Y prosigue: «Aunque cada uno de los prelados no goce por sí de la
prerrogativa de la infalibilidad, sin embargo, cuando, aún estando dispersos
por el orbe, pero manteniendo el vínculo de comunión entre sí y con el
sucesor de Pedro, enseñando auténticamente en materia de fe y costumbres,
convienen en que una doctrina ha de ser tenida como definitiva, en ese caso
proponen infaliblemente la doctrina de Cristo. Pero todo esto se realiza con
mayor claridad cuando, reunidos en concilio ecuménico, son para la Iglesia
universal los maestros y jueces de la fe y costumbres, a cuyas definiciones
hay que adherirse con la sumisión de la fe". "Esta infalibilidad que el
divino Redentor quiso que tuviese su Iglesia cuando define la doctrina de fe
y costumbres, se extiende tanto cuanto abarca el depósito de la Revelación»
(ib.).
6. En estos textos conciliares se realiza una especie de codificación de la
conciencia existente ya en los Apóstoles reunidos en el concilio de
Jerusalén: «Hemos decidido el Espíritu Santo y nosotros...» (Hch 15 28).
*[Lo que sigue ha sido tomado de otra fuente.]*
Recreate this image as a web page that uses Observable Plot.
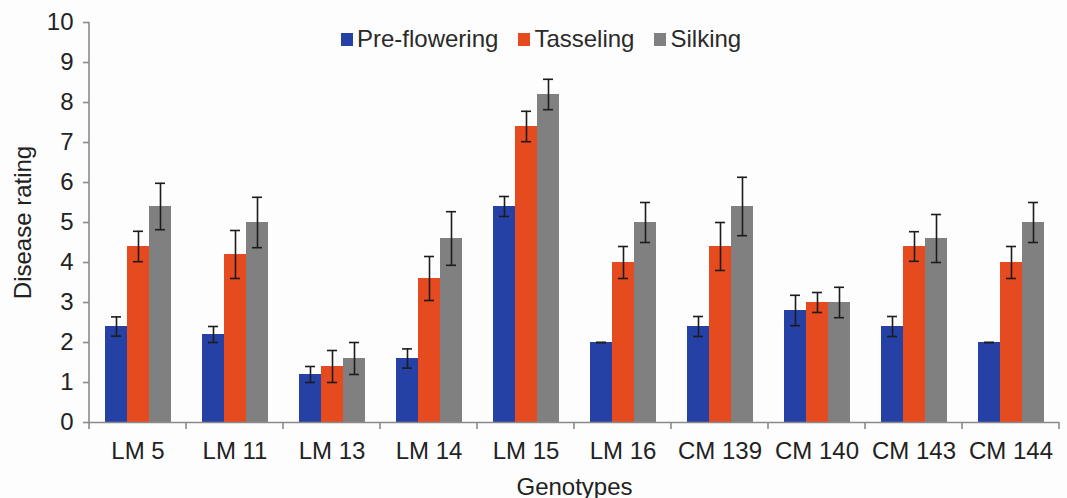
<!DOCTYPE html>
<html><head><meta charset="utf-8">
<script src="https://cdn.jsdelivr.net/npm/d3@7"></script>
<script src="https://cdn.jsdelivr.net/npm/@observablehq/plot@0.6"></script>
<style>
body{margin:0;background:#fff;font-family:"Liberation Sans",Arial,sans-serif;}
#wrap{position:relative;width:1067px;height:498px;background:#fdfdfd;}
#legend{position:absolute;top:25px;left:341px;display:flex;align-items:center;font-size:24px;color:#2a2a2a;white-space:nowrap;}
#legend .item{display:flex;align-items:center;margin-right:20px;}
#legend .sw{width:12px;height:13px;margin-right:4px;}
</style></head><body><div id="wrap"><div id="legend"></div></div>
<script>
const genotypes = ["LM 5","LM 11","LM 13","LM 14","LM 15","LM 16","CM 139","CM 140","CM 143","CM 144"];
const stages = ["Pre-flowering","Tasseling","Silking"];
const stageColors = ["#2541a6","#e64a1f","#808080"];
const preFlowering = [2.4,2.2,1.2,1.6,5.4,2.0,2.4,2.8,2.4,2.0];
const tasseling    = [4.4,4.2,1.4,3.6,7.4,4.0,4.4,3.0,4.4,4.0];
const silking      = [5.4,5.0,1.6,4.6,8.2,5.0,5.4,3.0,4.6,5.0];
const preErr = [0.24,0.2,0.2,0.24,0.25,0,0.25,0.38,0.25,0];
const tasErr = [0.38,0.6,0.4,0.55,0.38,0.4,0.6,0.25,0.37,0.4];
const silErr = [0.58,0.63,0.4,0.67,0.38,0.5,0.73,0.38,0.6,0.5];
const yTicks = [0,1,2,3,4,5,6,7,8,9,10];

const series = [preFlowering, tasseling, silking];
const errs = [preErr, tasErr, silErr];
const data = genotypes.flatMap((g, i) => stages.map((s, k) => ({
  genotype: g, stage: s, value: series[k][i], err: errs[k][i]
})));

const errColor = "#1c1c1c";
const chart = Plot.plot({
  width: 1067, height: 498,
  marginLeft: 88, marginRight: 8, marginTop: 22, marginBottom: 76,
  style: {fontFamily: "Liberation Sans, Arial, sans-serif", background: "transparent", color: "#222"},
  fx: {domain: genotypes, padding: 0},
  x: {domain: stages, paddingInner: 0, paddingOuter: 0.7, axis: null},
  y: {domain: [0, 10]},
  color: {domain: stages, range: stageColors},
  marks: [
    Plot.barY(data, {fx: "genotype", x: "stage", y: "value", fill: "stage"}),
    Plot.ruleX(data, {fx: "genotype", x: "stage", y1: d => d.value - d.err, y2: d => d.value + d.err, stroke: errColor, strokeWidth: 1.6}),
    Plot.tickY(data, {fx: "genotype", x: "stage", y: d => d.value + d.err, insetLeft: 6, insetRight: 6, stroke: errColor, strokeWidth: 1.6}),
    Plot.tickY(data, {fx: "genotype", x: "stage", y: d => d.value - d.err, insetLeft: 6, insetRight: 6, stroke: errColor, strokeWidth: 1.6}),
    Plot.ruleY([0], {stroke: "#8a8a8a", strokeWidth: 1.6}),
    Plot.axisY({ticks: yTicks, tickSize: 6, tickPadding: 10, fontSize: 24, stroke: "#8a8a8a", strokeWidth: 1.6,
      label: "Disease rating", labelAnchor: "center", labelArrow: "none", labelOffset: 76}),
    Plot.axisFx({anchor: "bottom", tickSize: 0, tickPadding: 19, fontSize: 24,
      label: "Genotypes", labelAnchor: "center", labelArrow: "none", labelOffset: 72})
  ]
});
document.getElementById("wrap").appendChild(chart);

// axis line and category boundary ticks from the library's scales
const fx = chart.scale("fx"), y = chart.scale("y");
const step = fx.apply(genotypes[1]) - fx.apply(genotypes[0]);
const bounds = genotypes.map(g => fx.apply(g)).concat([fx.apply(genotypes[genotypes.length - 1]) + step]);
const svg = d3.select(chart);
const y0 = y.apply(0), y10 = y.apply(10);
svg.append("line").attr("x1", bounds[0]).attr("x2", bounds[0]).attr("y1", y0).attr("y2", y10)
  .attr("stroke", "#8a8a8a").attr("stroke-width", 1.6);
svg.append("g").selectAll("line").data(bounds).join("line")
  .attr("x1", d => d).attr("x2", d => d).attr("y1", y0).attr("y2", y0 + 7)
  .attr("stroke", "#8a8a8a").attr("stroke-width", 1.6);

// legend
const legend = d3.select("#legend");
stages.forEach((s, k) => {
  const it = legend.append("div").attr("class", "item");
  it.append("div").attr("class", "sw").style("background", stageColors[k]);
  it.append("span").text(s);
});
</script>
</body></html>
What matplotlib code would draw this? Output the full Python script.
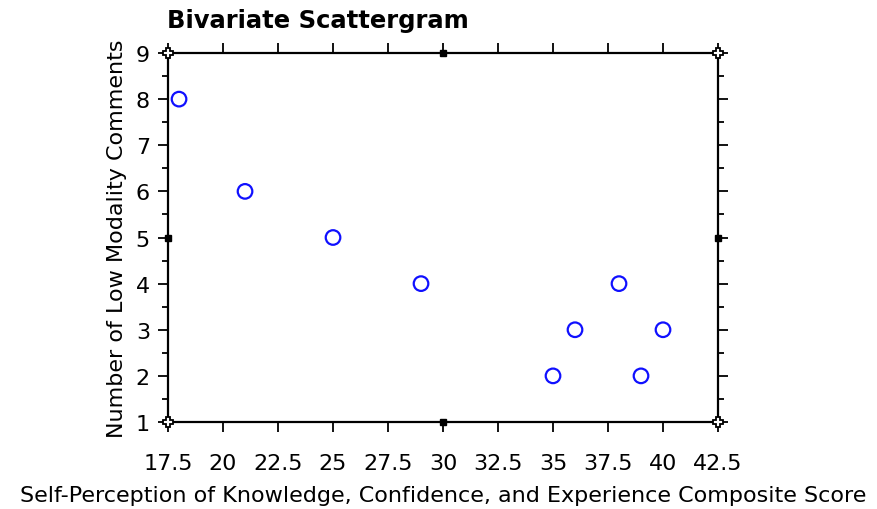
import matplotlib.pyplot as plt
from matplotlib.ticker import MultipleLocator

# data
composite_score = [18, 21, 25, 29, 35, 36, 38, 39, 40]
low_modality = [8, 6, 5, 4, 2, 3, 4, 2, 3]

x_ticks = [17.5, 20, 22.5, 25, 27.5, 30, 32.5, 35, 37.5, 40, 42.5]
x_tick_labels = ["17.5", "20", "22.5", "25", "27.5", "30", "32.5", "35", "37.5", "40", "42.5"]
y_ticks = [1, 2, 3, 4, 5, 6, 7, 8, 9]

fig = plt.figure(figsize=(8.77, 5.10), dpi=100)
ax = fig.add_axes([0.1916, 0.1706, 0.6271, 0.7235])

ax.scatter(composite_score, low_modality, s=110, facecolors="none",
           edgecolors="#1010ff", linewidths=1.6, zorder=3, clip_on=False)

ax.set_xlim(17.5, 42.5)
ax.set_ylim(1, 9)
ax.set_xticks(x_ticks)
ax.set_xticklabels(x_tick_labels)
ax.set_yticks(y_ticks)
ax.yaxis.set_minor_locator(MultipleLocator(0.5))

ax.tick_params(axis="both", which="major", direction="out", length=7, width=1.3,
               labelsize=16, top=True, right=True, pad=4)
ax.tick_params(axis="y", which="minor", direction="out", length=4, width=1.3,
               right=True)
ax.tick_params(axis="x", which="both", labeltop=False)
ax.tick_params(axis="y", which="both", labelright=False)
ax.tick_params(axis="x", which="major", pad=15)
ax.tick_params(axis="y", which="major", pad=6)

for side in ax.spines.values():
    side.set_linewidth(1.6)

# small corner/midpoint handles like the original
for px, py in [(0, 0), (0, 1), (1, 0), (1, 1)]:
    ax.plot(px, py, marker="P", color="black", markersize=7, markerfacecolor="white",
            markeredgewidth=1.3, transform=ax.transAxes, clip_on=False, zorder=4)
for px, py in [(0.5, 0), (0.5, 1), (0, 0.5), (1, 0.5)]:
    ax.plot(px, py, marker="s", color="black", markersize=5,
            transform=ax.transAxes, clip_on=False, zorder=4)

ax.set_xlabel("Self-Perception of Knowledge, Confidence, and Experience Composite Score",
              fontsize=16, labelpad=9)
ax.set_ylabel("Number of Low Modality Comments", fontsize=16, labelpad=6)
fig.text(0.19, 0.958, "Bivariate Scattergram", fontsize=17.5, fontweight="bold",
         ha="left", va="center")

fig.savefig("out.png", dpi=100)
Esa
conciencia confirmaba la promesa de Jesús de mandar el Espíritu de verdad a
los Apóstoles y a la Iglesia, después de haber vuelto al Padre, una vez
realizado el sacrificio de la cruz: «El Espíritu Santo... os lo enseñará
todo y os recordará todo lo que yo os he dicho» (Jn 14, 26). Esa promesa se
había cumplido en Pentecostés, y los Apóstoles se sentían aún vivificados
por ella. La Iglesia ha heredado de ellos esa conciencia y ese recuerdo.